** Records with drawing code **
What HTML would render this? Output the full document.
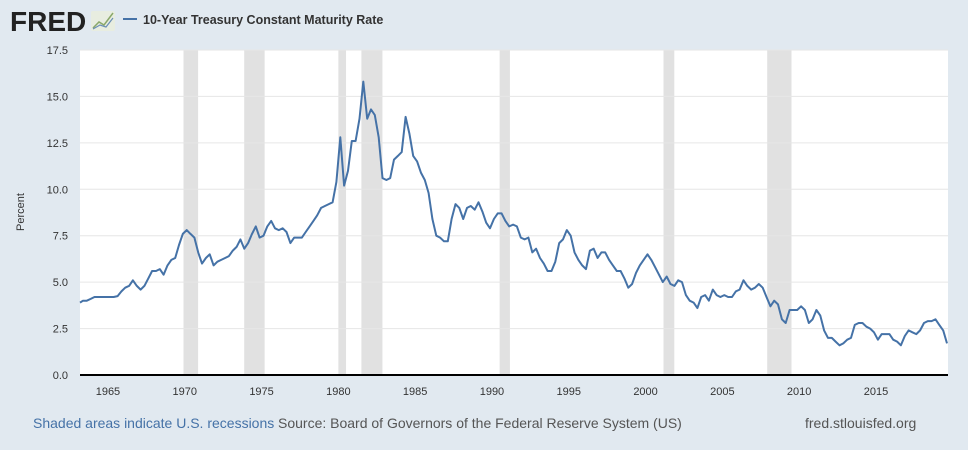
<!DOCTYPE html>
<html><head><meta charset="utf-8"><style>
body{margin:0;background:#e1e9f0;width:968px;height:450px;overflow:hidden;font-family:"Liberation Sans",sans-serif}
svg{display:block}
</style></head><body>
<svg width="968" height="450" id="c">
<rect x="0" y="0" width="968" height="450" fill="#e1e9f0"/>
<g>
<text x="10" y="31" font-size="28" font-weight="bold" fill="#222" font-family="Liberation Sans, sans-serif" letter-spacing="0">FRED</text>
<rect x="91" y="11" width="24" height="20" fill="#e8ede0" rx="2"/>
<polyline points="93,28 99,22 104,25 113,13" fill="none" stroke="#8aa86a" stroke-width="1.5"/>
<polyline points="93,29 100,25 106,27 113,18" fill="none" stroke="#6a8fb6" stroke-width="1.2"/>
</g>
<g>
<line x1="123" y1="19" x2="137" y2="19" stroke="#4572a7" stroke-width="2"/>
<text x="143" y="24" font-size="12.5" font-weight="bold" fill="#333">10-Year Treasury Constant Maturity Rate</text>
</g>
<rect x="80" y="50" width="868" height="325" fill="#fff"/>
<g id="rec"></g><g id="grid"></g><g id="xt"></g><g id="yt"></g><g id="ser"></g>
<line x1="80" y1="375" x2="948" y2="375" stroke="#000" stroke-width="2"/>
<text x="24" y="212" font-size="11" fill="#333" text-anchor="middle" transform="rotate(-90 24 212)">Percent</text>
<text x="33" y="428" font-size="14" fill="#4572a7">Shaded areas indicate U.S. recessions</text>
<text x="278" y="428" font-size="14" fill="#555">Source: Board of Governors of the Federal Reserve System (US)</text>
<text x="805" y="428" font-size="14" fill="#555">fred.stlouisfed.org</text>
</svg>
<script>
const yTicks=[0,2.5,5,7.5,10,12.5,15,17.5];
const yTickLabels=["0.0","2.5","5.0","7.5","10.0","12.5","15.0","17.5"];
const xTicks=[1965,1970,1975,1980,1985,1990,1995,2000,2005,2010,2015];
const recessions=[[1969.92,1970.87],[1973.87,1975.2],[1980.0,1980.5],[1981.5,1982.87],[1990.5,1991.17],[2001.17,2001.87],[2007.92,2009.5]];
const startYear=1963;
const rates=[3.9,4.0,4.0,4.1, 4.2,4.2,4.2,4.2, 4.2,4.2,4.25,4.5, 4.7,4.8,5.1,4.8, 4.6,4.8,5.2,5.6, 5.6,5.7,5.4,5.9, 6.2,6.3,7.0,7.6, 7.8,7.6,7.4,6.6, 6.0,6.3,6.5,5.9, 6.1,6.2,6.3,6.4, 6.7,6.9,7.3,6.8, 7.1,7.6,8.0,7.4, 7.5,8.0,8.3,7.9, 7.8,7.9,7.7,7.1, 7.4,7.4,7.4,7.7, 8.0,8.3,8.6,9.0, 9.1,9.2,9.3,10.4, 12.8,10.2,11.0,12.6, 12.6,13.8,15.8,13.8, 14.3,14.0,12.8,10.6, 10.5,10.6,11.6,11.8, 12.0,13.9,13.0,11.8, 11.5,10.9,10.5,9.8, 8.4,7.5,7.4,7.2, 7.2,8.4,9.2,9.0, 8.4,9.0,9.1,8.9, 9.3,8.8,8.2,7.9, 8.4,8.7,8.7,8.3, 8.0,8.1,8.0,7.4, 7.3,7.4,6.6,6.8, 6.3,6.0,5.6,5.6, 6.1,7.1,7.3,7.8, 7.5,6.6,6.2,5.9, 5.7,6.7,6.8,6.3, 6.6,6.6,6.2,5.9, 5.6,5.6,5.2,4.7, 4.9,5.5,5.9,6.2, 6.5,6.2,5.8,5.4, 5.0,5.3,4.9,4.8, 5.1,5.0,4.3,4.0, 3.9,3.6,4.2,4.3, 4.0,4.6,4.3,4.2, 4.3,4.2,4.2,4.5, 4.6,5.1,4.8,4.6, 4.7,4.9,4.7,4.2, 3.7,4.0,3.8,3.0, 2.8,3.5,3.5,3.5, 3.7,3.5,2.8,3.0, 3.5,3.2,2.4,2.0, 2.0,1.8,1.6,1.7, 1.9,2.0,2.7,2.8, 2.8,2.6,2.5,2.3, 1.9,2.2,2.2,2.2, 1.9,1.8,1.6,2.1, 2.4,2.3,2.2,2.4, 2.8,2.9,2.9,3.0, 2.7,2.4,1.7];
const NS="http://www.w3.org/2000/svg";
const X0=80,X1=948,Y0=375,Y1=50,xMin=1963.18,xMax=2019.69,yMax=17.5;
const xs=v=>X0+(v-xMin)/(xMax-xMin)*(X1-X0);
const ys=v=>Y0-v/yMax*(Y0-Y1);
function mk(t,a,p){const e=document.createElementNS(NS,t);for(const k in a)e.setAttribute(k,a[k]);p.appendChild(e);return e;}
const rec=document.getElementById('rec');
recessions.forEach(r=>{const e=mk('rect',{x:xs(r[0]),y:Y1,width:xs(r[1])-xs(r[0]),height:Y0-Y1,fill:'#e1e1e1'},rec);

});
const grid=document.getElementById('grid'),yt=document.getElementById('yt');
yTicks.forEach((v,i)=>{if(v>0){const g=mk('line',{x1:X0,x2:X1,y1:ys(v),y2:ys(v),stroke:'#e6e6e6','stroke-width':1},grid);

}
const t=mk('text',{x:68,y:ys(v)+4,'font-size':11,fill:'#333','text-anchor':'end'},yt);t.textContent=yTickLabels[i];

});
const xt=document.getElementById('xt');
xTicks.forEach(v=>{const t=mk('text',{x:xs(v),y:395,'font-size':11,fill:'#333','text-anchor':'middle'},xt);t.textContent=v;

});
let pts=[];rates.forEach((v,i)=>{let yr=startYear+i*0.25+0.125;if(yr<xMin)yr=xMin;if(yr>xMax)yr=xMax;pts.push(xs(yr).toFixed(1)+','+ys(v).toFixed(1));});
const pl=mk('polyline',{points:pts.join(' '),fill:'none',stroke:'#4572a7','stroke-width':2,'stroke-linejoin':'round'},document.getElementById('ser'));


</script>
</body></html>
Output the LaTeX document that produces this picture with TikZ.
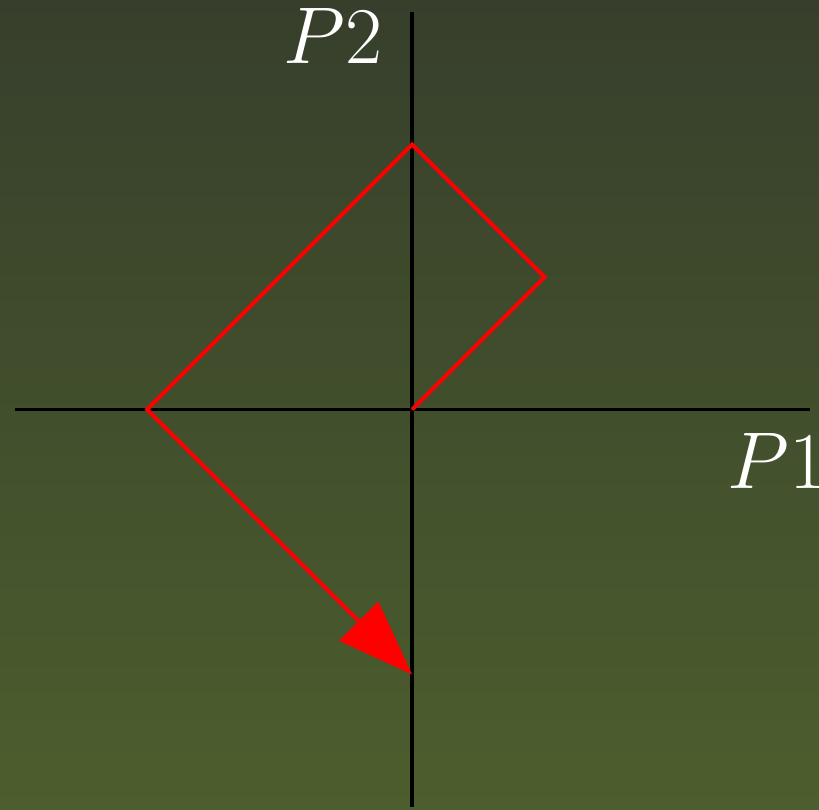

** Task instructions **
All entries are to be retyped exactly. Omit any embedded images.

** Output below **
What HTML would render this? Output the full document.
<!DOCTYPE html>
<html><head><meta charset="utf-8"><style>
body{margin:0;background:#e1e9f0;width:968px;height:450px;overflow:hidden;font-family:"Liberation Sans",sans-serif}
svg{display:block}
</style></head><body>
<svg width="968" height="450" id="c">
<rect x="0" y="0" width="968" height="450" fill="#e1e9f0"/>
<g>
<text x="10" y="31" font-size="28" font-weight="bold" fill="#222" font-family="Liberation Sans, sans-serif" letter-spacing="0">FRED</text>
<rect x="91" y="11" width="24" height="20" fill="#e8ede0" rx="2"/>
<polyline points="93,28 99,22 104,25 113,13" fill="none" stroke="#8aa86a" stroke-width="1.5"/>
<polyline points="93,29 100,25 106,27 113,18" fill="none" stroke="#6a8fb6" stroke-width="1.2"/>
</g>
<g>
<line x1="123" y1="19" x2="137" y2="19" stroke="#4572a7" stroke-width="2"/>
<text x="143" y="24" font-size="12.5" font-weight="bold" fill="#333">10-Year Treasury Constant Maturity Rate</text>
</g>
<rect x="80" y="50" width="868" height="325" fill="#fff"/>
<g id="rec"></g><g id="grid"></g><g id="xt"></g><g id="yt"></g><g id="ser"></g>
<line x1="80" y1="375" x2="948" y2="375" stroke="#000" stroke-width="2"/>
<text x="24" y="212" font-size="11" fill="#333" text-anchor="middle" transform="rotate(-90 24 212)">Percent</text>
<text x="33" y="428" font-size="14" fill="#4572a7">Shaded areas indicate U.S. recessions</text>
<text x="278" y="428" font-size="14" fill="#555">Source: Board of Governors of the Federal Reserve System (US)</text>
<text x="805" y="428" font-size="14" fill="#555">fred.stlouisfed.org</text>
</svg>
<script>
const yTicks=[0,2.5,5,7.5,10,12.5,15,17.5];
const yTickLabels=["0.0","2.5","5.0","7.5","10.0","12.5","15.0","17.5"];
const xTicks=[1965,1970,1975,1980,1985,1990,1995,2000,2005,2010,2015];
const recessions=[[1969.92,1970.87],[1973.87,1975.2],[1980.0,1980.5],[1981.5,1982.87],[1990.5,1991.17],[2001.17,2001.87],[2007.92,2009.5]];
const startYear=1963;
const rates=[3.9,4.0,4.0,4.1, 4.2,4.2,4.2,4.2, 4.2,4.2,4.25,4.5, 4.7,4.8,5.1,4.8, 4.6,4.8,5.2,5.6, 5.6,5.7,5.4,5.9, 6.2,6.3,7.0,7.6, 7.8,7.6,7.4,6.6, 6.0,6.3,6.5,5.9, 6.1,6.2,6.3,6.4, 6.7,6.9,7.3,6.8, 7.1,7.6,8.0,7.4, 7.5,8.0,8.3,7.9, 7.8,7.9,7.7,7.1, 7.4,7.4,7.4,7.7, 8.0,8.3,8.6,9.0, 9.1,9.2,9.3,10.4, 12.8,10.2,11.0,12.6, 12.6,13.8,15.8,13.8, 14.3,14.0,12.8,10.6, 10.5,10.6,11.6,11.8, 12.0,13.9,13.0,11.8, 11.5,10.9,10.5,9.8, 8.4,7.5,7.4,7.2, 7.2,8.4,9.2,9.0, 8.4,9.0,9.1,8.9, 9.3,8.8,8.2,7.9, 8.4,8.7,8.7,8.3, 8.0,8.1,8.0,7.4, 7.3,7.4,6.6,6.8, 6.3,6.0,5.6,5.6, 6.1,7.1,7.3,7.8, 7.5,6.6,6.2,5.9, 5.7,6.7,6.8,6.3, 6.6,6.6,6.2,5.9, 5.6,5.6,5.2,4.7, 4.9,5.5,5.9,6.2, 6.5,6.2,5.8,5.4, 5.0,5.3,4.9,4.8, 5.1,5.0,4.3,4.0, 3.9,3.6,4.2,4.3, 4.0,4.6,4.3,4.2, 4.3,4.2,4.2,4.5, 4.6,5.1,4.8,4.6, 4.7,4.9,4.7,4.2, 3.7,4.0,3.8,3.0, 2.8,3.5,3.5,3.5, 3.7,3.5,2.8,3.0, 3.5,3.2,2.4,2.0, 2.0,1.8,1.6,1.7, 1.9,2.0,2.7,2.8, 2.8,2.6,2.5,2.3, 1.9,2.2,2.2,2.2, 1.9,1.8,1.6,2.1, 2.4,2.3,2.2,2.4, 2.8,2.9,2.9,3.0, 2.7,2.4,1.7];
const NS="http://www.w3.org/2000/svg";
const X0=80,X1=948,Y0=375,Y1=50,xMin=1963.18,xMax=2019.69,yMax=17.5;
const xs=v=>X0+(v-xMin)/(xMax-xMin)*(X1-X0);
const ys=v=>Y0-v/yMax*(Y0-Y1);
function mk(t,a,p){const e=document.createElementNS(NS,t);for(const k in a)e.setAttribute(k,a[k]);p.appendChild(e);return e;}
const rec=document.getElementById('rec');
recessions.forEach(r=>{const e=mk('rect',{x:xs(r[0]),y:Y1,width:xs(r[1])-xs(r[0]),height:Y0-Y1,fill:'#e1e1e1'},rec);

});
const grid=document.getElementById('grid'),yt=document.getElementById('yt');
yTicks.forEach((v,i)=>{if(v>0){const g=mk('line',{x1:X0,x2:X1,y1:ys(v),y2:ys(v),stroke:'#e6e6e6','stroke-width':1},grid);

}
const t=mk('text',{x:68,y:ys(v)+4,'font-size':11,fill:'#333','text-anchor':'end'},yt);t.textContent=yTickLabels[i];

});
const xt=document.getElementById('xt');
xTicks.forEach(v=>{const t=mk('text',{x:xs(v),y:395,'font-size':11,fill:'#333','text-anchor':'middle'},xt);t.textContent=v;

});
let pts=[];rates.forEach((v,i)=>{let yr=startYear+i*0.25+0.125;if(yr<xMin)yr=xMin;if(yr>xMax)yr=xMax;pts.push(xs(yr).toFixed(1)+','+ys(v).toFixed(1));});
const pl=mk('polyline',{points:pts.join(' '),fill:'none',stroke:'#4572a7','stroke-width':2,'stroke-linejoin':'round'},document.getElementById('ser'));


</script>
</body></html>
Output the LaTeX document that produces this picture with TikZ.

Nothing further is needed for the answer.